== WHAT YOU WILL DO ==
List every line in this data where the string "React" occurs.

== DATA TO USE ==
——————————

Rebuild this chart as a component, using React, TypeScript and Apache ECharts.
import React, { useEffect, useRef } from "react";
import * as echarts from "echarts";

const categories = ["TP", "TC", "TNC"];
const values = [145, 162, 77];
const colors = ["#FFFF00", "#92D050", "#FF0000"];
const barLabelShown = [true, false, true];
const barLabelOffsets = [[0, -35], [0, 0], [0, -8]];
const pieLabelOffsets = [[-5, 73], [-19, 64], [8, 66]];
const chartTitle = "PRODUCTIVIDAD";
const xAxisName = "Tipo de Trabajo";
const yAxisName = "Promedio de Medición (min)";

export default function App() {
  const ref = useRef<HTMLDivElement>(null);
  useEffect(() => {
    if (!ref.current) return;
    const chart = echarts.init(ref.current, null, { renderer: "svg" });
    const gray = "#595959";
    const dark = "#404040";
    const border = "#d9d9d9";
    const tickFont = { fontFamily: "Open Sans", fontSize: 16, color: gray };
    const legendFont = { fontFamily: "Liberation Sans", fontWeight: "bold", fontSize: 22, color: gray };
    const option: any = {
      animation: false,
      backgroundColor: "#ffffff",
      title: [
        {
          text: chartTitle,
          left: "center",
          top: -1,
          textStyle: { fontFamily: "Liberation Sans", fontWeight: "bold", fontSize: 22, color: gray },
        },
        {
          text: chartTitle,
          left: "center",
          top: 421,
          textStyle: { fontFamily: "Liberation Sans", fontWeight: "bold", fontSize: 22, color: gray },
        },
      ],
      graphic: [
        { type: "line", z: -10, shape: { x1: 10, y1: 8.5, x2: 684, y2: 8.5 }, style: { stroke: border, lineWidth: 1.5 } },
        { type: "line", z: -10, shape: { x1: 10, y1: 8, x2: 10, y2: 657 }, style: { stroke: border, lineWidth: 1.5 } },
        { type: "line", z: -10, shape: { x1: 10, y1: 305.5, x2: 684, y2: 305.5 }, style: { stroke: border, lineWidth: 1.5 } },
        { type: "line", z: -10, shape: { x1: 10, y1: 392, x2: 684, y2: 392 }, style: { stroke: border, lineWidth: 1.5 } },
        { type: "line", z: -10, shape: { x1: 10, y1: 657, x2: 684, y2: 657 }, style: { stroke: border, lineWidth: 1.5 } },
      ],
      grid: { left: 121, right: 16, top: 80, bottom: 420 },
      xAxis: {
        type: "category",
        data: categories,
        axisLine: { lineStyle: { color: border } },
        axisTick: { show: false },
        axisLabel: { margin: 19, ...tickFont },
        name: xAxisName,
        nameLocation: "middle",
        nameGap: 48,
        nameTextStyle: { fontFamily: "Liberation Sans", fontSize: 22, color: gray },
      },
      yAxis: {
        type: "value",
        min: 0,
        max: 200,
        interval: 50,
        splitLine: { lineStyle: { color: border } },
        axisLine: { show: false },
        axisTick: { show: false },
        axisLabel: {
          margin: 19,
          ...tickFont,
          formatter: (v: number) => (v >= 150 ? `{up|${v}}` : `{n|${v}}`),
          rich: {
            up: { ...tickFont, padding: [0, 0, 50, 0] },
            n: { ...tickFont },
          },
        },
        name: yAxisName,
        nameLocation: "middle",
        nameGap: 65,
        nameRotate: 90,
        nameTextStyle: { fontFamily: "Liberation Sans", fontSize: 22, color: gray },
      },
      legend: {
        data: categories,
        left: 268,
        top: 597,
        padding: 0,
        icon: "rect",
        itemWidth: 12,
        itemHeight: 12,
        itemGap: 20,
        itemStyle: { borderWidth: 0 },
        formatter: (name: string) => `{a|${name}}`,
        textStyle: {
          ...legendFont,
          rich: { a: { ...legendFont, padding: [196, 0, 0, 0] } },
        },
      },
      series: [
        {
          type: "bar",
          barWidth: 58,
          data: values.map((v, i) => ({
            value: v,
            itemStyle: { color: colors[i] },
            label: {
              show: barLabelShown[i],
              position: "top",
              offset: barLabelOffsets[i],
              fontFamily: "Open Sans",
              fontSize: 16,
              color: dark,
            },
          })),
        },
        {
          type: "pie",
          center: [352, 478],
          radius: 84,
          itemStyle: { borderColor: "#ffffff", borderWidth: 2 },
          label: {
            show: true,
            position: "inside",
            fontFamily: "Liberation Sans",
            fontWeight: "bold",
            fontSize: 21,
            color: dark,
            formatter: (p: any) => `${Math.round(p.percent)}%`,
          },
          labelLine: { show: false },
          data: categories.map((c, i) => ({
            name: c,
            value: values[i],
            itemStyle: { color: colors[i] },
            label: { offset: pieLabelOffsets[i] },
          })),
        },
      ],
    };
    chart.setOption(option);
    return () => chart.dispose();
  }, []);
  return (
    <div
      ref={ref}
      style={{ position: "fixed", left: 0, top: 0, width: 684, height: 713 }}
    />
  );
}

——————————

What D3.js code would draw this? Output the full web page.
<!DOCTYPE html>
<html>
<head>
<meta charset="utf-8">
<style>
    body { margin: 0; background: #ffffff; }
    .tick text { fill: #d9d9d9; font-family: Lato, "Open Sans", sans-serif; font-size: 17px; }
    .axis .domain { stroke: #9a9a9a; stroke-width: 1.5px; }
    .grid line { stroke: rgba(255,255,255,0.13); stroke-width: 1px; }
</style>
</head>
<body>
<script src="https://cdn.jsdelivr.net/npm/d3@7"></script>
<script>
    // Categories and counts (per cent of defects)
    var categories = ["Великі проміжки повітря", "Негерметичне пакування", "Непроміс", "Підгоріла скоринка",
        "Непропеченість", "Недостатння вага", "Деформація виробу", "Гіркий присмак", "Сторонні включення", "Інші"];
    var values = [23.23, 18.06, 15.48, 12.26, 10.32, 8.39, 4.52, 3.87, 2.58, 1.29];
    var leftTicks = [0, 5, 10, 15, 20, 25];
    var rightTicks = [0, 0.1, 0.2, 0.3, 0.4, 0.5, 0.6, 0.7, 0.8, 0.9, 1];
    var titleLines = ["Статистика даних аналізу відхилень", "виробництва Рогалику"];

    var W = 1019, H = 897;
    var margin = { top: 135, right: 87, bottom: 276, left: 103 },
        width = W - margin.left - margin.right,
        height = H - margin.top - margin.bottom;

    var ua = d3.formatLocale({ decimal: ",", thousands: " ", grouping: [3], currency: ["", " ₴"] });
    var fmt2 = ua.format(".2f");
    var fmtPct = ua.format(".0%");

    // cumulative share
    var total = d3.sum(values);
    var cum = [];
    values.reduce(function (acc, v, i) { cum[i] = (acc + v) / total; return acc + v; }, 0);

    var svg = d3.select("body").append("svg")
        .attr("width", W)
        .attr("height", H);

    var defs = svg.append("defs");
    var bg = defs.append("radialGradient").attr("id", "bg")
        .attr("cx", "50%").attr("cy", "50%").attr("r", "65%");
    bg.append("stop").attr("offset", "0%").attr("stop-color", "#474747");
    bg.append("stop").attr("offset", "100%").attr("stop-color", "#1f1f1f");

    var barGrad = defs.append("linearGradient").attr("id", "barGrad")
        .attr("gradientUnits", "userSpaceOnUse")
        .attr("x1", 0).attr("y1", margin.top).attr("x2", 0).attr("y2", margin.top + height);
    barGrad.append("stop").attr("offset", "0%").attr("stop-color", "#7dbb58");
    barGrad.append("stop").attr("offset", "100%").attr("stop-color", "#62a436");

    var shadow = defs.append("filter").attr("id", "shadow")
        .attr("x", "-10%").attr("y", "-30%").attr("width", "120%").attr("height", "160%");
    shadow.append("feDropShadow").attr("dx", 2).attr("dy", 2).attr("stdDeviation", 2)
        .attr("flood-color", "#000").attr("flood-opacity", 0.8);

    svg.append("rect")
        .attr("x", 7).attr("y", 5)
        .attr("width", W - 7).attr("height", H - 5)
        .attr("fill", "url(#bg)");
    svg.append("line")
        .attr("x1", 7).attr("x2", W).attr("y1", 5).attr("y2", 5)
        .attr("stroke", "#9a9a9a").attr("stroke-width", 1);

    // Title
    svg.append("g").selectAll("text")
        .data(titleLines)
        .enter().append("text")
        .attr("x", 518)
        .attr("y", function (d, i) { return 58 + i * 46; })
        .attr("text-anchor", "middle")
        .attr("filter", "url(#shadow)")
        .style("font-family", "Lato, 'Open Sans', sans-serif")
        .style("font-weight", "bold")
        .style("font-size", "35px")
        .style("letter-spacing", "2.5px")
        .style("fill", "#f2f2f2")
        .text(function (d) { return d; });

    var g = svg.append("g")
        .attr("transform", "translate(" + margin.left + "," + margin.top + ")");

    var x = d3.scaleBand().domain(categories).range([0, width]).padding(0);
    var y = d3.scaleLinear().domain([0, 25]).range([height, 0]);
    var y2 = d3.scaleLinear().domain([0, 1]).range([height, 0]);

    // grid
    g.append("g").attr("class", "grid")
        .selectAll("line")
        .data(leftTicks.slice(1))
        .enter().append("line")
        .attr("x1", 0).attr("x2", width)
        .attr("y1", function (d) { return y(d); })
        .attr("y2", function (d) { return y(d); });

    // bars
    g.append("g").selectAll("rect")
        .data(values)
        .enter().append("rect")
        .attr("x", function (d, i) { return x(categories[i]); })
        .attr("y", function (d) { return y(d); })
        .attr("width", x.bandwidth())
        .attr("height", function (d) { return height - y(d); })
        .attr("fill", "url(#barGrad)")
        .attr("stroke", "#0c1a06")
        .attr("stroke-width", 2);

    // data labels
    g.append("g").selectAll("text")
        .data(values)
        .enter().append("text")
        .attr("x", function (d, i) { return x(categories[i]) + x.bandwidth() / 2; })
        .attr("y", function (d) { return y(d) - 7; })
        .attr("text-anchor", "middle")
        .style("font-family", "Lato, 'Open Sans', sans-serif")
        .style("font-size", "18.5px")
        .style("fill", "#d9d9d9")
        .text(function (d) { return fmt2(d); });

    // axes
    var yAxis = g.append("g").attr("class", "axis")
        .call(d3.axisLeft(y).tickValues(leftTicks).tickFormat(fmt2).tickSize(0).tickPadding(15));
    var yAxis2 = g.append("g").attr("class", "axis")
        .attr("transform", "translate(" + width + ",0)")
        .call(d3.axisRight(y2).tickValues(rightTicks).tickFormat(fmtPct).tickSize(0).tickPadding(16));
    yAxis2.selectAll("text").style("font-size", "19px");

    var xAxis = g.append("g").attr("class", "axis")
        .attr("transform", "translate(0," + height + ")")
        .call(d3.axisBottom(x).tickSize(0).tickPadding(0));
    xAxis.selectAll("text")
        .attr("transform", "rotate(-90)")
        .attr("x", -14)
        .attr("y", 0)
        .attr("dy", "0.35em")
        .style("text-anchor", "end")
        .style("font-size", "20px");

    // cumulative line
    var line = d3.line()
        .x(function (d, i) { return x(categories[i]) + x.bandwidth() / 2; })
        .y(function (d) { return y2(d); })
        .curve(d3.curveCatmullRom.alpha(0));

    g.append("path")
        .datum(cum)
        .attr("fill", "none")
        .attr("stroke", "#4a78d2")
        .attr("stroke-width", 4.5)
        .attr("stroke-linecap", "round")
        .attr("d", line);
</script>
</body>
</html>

——————————

== THE RESULT ==
Rebuild this chart as a component, using React, TypeScript and Apache ECharts.
import React, { useEffect, useRef } from "react";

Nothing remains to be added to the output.